What lies from the line containing "Generate a Python" through the line containing "ax = fig.add_axes([0.1034, 0.1052, 0.7932, 0.8348])"? Print exactly those lines, with both ends, and no others.
━━ INPUT RECORDS
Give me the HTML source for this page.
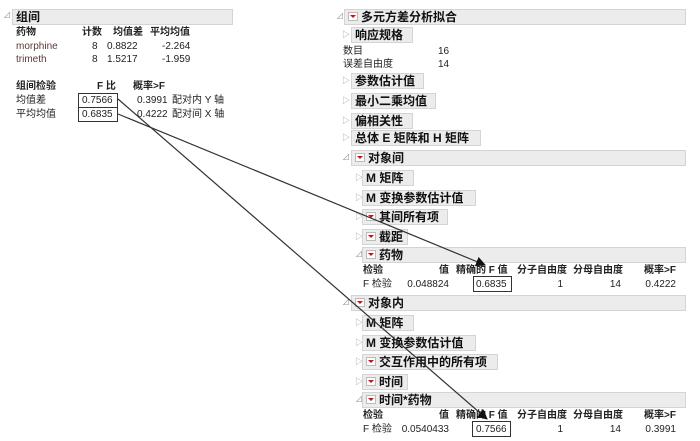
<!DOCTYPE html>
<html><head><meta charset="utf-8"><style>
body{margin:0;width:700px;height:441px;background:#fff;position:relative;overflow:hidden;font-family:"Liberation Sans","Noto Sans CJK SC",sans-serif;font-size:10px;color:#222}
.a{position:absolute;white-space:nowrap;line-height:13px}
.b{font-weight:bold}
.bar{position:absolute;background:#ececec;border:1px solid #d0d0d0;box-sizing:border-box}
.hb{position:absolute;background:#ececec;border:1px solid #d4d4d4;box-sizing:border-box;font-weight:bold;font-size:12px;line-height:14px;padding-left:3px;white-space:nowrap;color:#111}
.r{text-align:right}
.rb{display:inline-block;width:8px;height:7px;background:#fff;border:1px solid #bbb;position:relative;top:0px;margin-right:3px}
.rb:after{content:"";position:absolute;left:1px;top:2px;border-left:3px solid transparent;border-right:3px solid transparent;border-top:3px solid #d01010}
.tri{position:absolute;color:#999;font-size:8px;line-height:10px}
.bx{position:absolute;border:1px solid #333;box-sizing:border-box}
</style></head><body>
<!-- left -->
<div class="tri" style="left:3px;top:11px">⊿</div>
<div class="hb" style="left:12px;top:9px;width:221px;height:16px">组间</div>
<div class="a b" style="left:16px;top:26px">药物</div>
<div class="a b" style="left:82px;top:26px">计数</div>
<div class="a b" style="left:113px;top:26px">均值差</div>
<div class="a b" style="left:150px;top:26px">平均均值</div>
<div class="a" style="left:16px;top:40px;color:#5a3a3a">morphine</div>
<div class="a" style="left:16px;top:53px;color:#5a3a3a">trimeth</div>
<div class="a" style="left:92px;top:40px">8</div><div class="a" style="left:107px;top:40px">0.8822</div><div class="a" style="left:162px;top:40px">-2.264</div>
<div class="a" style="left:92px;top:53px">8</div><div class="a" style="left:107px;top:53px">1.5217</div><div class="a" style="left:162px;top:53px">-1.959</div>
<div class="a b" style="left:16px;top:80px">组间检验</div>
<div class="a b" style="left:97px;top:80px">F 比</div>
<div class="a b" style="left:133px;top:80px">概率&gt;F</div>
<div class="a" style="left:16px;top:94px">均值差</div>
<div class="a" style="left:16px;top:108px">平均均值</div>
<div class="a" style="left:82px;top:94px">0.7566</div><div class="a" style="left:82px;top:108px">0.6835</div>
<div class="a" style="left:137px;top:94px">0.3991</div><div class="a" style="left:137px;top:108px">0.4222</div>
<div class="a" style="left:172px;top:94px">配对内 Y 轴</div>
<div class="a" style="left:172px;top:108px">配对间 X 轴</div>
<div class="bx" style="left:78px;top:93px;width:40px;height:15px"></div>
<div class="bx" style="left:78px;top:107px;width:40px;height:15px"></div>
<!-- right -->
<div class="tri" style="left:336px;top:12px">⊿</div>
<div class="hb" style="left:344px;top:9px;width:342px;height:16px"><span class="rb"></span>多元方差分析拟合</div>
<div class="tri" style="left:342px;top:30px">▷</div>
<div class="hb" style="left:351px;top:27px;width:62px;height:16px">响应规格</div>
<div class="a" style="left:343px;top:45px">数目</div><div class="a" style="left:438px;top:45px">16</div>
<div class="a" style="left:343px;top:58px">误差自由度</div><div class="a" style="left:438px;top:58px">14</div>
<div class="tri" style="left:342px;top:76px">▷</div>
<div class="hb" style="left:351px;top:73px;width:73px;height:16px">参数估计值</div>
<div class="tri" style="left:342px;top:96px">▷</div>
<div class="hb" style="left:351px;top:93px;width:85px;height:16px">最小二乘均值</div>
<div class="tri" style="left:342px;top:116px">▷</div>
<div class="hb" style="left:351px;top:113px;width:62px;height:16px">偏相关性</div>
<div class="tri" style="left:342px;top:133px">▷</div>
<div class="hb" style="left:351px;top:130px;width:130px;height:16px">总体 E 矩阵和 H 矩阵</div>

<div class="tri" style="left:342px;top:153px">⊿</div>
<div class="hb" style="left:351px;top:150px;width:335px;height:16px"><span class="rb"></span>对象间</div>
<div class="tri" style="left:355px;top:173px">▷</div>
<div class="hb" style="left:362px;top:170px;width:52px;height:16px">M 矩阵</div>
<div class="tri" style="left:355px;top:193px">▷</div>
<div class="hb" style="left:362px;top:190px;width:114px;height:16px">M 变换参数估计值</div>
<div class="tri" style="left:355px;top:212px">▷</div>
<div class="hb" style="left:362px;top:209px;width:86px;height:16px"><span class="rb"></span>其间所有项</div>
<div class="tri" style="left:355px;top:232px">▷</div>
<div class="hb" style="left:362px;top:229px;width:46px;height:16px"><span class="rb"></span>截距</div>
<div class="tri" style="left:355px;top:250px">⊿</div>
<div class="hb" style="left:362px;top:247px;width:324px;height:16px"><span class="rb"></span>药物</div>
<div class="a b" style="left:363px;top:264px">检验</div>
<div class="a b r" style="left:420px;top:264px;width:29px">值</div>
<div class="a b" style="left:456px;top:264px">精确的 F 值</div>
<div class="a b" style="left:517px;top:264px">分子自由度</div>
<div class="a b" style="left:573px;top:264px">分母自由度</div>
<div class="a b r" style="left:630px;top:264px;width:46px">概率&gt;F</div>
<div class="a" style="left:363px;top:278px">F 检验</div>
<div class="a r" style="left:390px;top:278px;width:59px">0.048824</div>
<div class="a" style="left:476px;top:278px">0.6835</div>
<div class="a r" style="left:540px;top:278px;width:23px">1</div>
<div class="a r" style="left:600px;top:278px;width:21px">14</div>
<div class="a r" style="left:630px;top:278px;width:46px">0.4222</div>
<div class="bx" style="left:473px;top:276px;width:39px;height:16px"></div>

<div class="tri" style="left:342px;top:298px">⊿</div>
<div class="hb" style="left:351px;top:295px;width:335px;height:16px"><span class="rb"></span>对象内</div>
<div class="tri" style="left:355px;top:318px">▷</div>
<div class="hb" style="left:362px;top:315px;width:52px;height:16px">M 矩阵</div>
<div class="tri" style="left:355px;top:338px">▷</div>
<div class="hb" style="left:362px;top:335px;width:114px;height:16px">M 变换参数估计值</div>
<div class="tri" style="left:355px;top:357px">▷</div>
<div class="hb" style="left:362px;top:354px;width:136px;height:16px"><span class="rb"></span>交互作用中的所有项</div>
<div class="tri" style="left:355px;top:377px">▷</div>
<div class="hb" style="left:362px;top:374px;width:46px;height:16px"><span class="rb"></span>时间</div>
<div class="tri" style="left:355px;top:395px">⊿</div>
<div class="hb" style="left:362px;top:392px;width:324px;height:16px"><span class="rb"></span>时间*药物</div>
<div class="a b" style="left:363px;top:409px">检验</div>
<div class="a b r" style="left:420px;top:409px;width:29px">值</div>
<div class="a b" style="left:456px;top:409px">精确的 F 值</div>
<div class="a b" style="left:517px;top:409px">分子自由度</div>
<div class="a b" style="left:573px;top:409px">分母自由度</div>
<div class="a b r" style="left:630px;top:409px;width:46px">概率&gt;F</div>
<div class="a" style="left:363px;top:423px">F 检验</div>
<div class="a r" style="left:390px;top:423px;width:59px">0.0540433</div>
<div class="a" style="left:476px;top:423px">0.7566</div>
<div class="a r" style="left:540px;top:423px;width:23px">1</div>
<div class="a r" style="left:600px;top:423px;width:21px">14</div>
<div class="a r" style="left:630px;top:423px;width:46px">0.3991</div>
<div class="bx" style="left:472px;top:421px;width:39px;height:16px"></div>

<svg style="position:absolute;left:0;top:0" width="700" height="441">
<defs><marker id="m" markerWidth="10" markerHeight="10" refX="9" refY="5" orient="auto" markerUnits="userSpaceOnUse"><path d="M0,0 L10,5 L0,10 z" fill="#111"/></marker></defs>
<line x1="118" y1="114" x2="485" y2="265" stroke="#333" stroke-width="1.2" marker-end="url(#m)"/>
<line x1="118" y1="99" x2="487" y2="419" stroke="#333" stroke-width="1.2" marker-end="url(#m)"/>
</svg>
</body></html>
━━━━
━━ INPUT RECORDS
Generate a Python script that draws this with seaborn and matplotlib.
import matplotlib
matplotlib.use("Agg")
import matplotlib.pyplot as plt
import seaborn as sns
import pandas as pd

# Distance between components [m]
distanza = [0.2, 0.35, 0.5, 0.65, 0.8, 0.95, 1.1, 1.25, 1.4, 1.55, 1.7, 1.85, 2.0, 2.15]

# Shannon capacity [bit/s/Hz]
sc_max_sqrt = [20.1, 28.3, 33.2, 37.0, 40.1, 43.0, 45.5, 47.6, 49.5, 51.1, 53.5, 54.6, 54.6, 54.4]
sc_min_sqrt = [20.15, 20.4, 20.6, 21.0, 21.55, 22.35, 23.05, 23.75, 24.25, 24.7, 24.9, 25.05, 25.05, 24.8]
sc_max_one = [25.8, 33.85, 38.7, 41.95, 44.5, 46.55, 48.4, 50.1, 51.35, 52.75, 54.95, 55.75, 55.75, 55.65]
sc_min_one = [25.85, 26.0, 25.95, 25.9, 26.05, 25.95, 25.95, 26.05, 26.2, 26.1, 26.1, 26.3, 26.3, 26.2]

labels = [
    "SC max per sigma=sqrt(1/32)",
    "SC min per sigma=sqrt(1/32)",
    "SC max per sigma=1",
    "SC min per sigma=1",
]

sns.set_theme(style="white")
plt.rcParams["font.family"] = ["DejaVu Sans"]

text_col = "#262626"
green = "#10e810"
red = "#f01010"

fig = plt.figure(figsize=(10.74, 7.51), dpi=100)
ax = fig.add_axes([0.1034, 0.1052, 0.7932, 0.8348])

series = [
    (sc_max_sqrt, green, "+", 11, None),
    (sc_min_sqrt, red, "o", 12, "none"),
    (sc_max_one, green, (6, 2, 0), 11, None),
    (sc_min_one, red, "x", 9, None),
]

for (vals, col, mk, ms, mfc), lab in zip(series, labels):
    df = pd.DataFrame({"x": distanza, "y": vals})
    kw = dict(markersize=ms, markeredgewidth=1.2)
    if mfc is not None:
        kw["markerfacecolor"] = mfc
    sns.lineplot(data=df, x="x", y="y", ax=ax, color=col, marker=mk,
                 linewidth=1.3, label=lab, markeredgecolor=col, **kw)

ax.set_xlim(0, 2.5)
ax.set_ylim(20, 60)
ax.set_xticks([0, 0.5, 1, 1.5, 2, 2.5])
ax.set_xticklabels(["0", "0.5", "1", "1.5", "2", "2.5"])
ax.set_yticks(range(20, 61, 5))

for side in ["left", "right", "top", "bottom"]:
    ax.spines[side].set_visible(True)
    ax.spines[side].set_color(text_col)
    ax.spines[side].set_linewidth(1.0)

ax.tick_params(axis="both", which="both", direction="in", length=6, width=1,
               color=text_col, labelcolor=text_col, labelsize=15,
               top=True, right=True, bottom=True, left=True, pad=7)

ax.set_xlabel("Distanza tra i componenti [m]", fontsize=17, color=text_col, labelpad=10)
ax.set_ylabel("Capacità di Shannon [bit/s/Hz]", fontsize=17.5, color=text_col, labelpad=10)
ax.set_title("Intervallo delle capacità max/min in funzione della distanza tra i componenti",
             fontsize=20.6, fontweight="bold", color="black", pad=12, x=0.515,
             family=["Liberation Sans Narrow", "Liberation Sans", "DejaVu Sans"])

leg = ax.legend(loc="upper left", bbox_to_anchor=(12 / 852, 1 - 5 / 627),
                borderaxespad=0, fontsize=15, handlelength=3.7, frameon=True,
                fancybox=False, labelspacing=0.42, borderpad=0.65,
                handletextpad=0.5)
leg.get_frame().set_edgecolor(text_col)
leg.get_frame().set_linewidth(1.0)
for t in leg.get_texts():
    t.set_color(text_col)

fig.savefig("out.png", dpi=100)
━━━━
━━ INPUT RECORDS
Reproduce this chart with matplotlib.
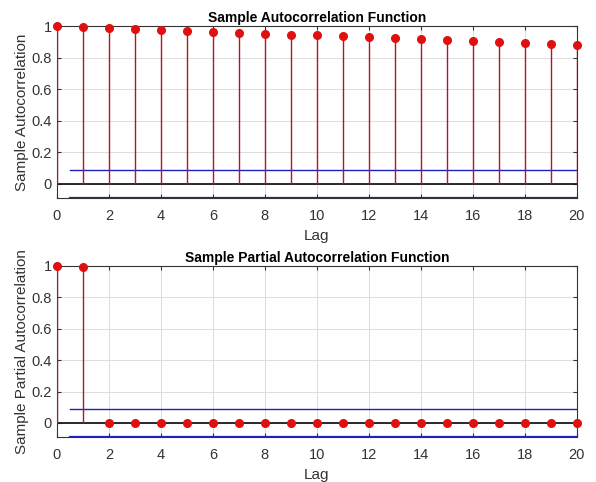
━━━━
FINISHED TASK:
Generate a Python script that draws this with seaborn and matplotlib.
import matplotlib
matplotlib.use("Agg")
import matplotlib.pyplot as plt
import seaborn as sns
import pandas as pd

# Distance between components [m]
distanza = [0.2, 0.35, 0.5, 0.65, 0.8, 0.95, 1.1, 1.25, 1.4, 1.55, 1.7, 1.85, 2.0, 2.15]

# Shannon capacity [bit/s/Hz]
sc_max_sqrt = [20.1, 28.3, 33.2, 37.0, 40.1, 43.0, 45.5, 47.6, 49.5, 51.1, 53.5, 54.6, 54.6, 54.4]
sc_min_sqrt = [20.15, 20.4, 20.6, 21.0, 21.55, 22.35, 23.05, 23.75, 24.25, 24.7, 24.9, 25.05, 25.05, 24.8]
sc_max_one = [25.8, 33.85, 38.7, 41.95, 44.5, 46.55, 48.4, 50.1, 51.35, 52.75, 54.95, 55.75, 55.75, 55.65]
sc_min_one = [25.85, 26.0, 25.95, 25.9, 26.05, 25.95, 25.95, 26.05, 26.2, 26.1, 26.1, 26.3, 26.3, 26.2]

labels = [
    "SC max per sigma=sqrt(1/32)",
    "SC min per sigma=sqrt(1/32)",
    "SC max per sigma=1",
    "SC min per sigma=1",
]

sns.set_theme(style="white")
plt.rcParams["font.family"] = ["DejaVu Sans"]

text_col = "#262626"
green = "#10e810"
red = "#f01010"

fig = plt.figure(figsize=(10.74, 7.51), dpi=100)
ax = fig.add_axes([0.1034, 0.1052, 0.7932, 0.8348])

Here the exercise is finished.